- Black Hill Black Hill
- Coordinates: 28°59′41″N 98°19′29″W﻿ / ﻿28.9946936°N 98.3247340°W
- Country: United States
- State: Texas
- County: Atascosa
- Elevation: 449 ft (137 m)
- Time zone: UTC-6 (Central (CST))
- • Summer (DST): UTC-5 (CDT)
- Area code: 830
- GNIS feature ID: 1379424

= Black Hill, Texas =

Black Hill is an unincorporated community in Atascosa County, in the U.S. state of Texas. According to the Handbook of Texas, its population was 60 in 2000. It is located within the San Antonio metropolitan area.

==History==
Black Hill was named for the black rocks that dominate the landscape. It had one business and several scattered houses in the 1940s.
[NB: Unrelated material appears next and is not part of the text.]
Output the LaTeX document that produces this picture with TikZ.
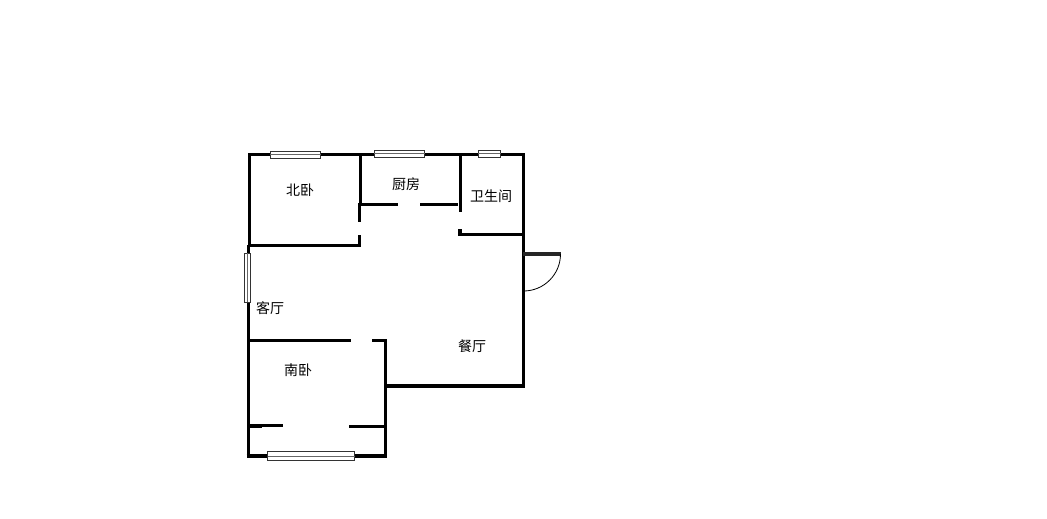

It had a community center and a few scattered houses in the 1960s. Its population was 60 in 2000.

==Geography==
Black Hill is located along Farm to Market Road 478, 9 mi northwest of Pleasanton in northeastern Atascosa County.

==Education==
In 1920, Black Hill had a school that was named by local settler Jack Temple. It had 29 students and two teachers in 1934. It then joined with the Pleasanton Independent School District in 1953. It continues to be served by Pleasanton ISD to this day.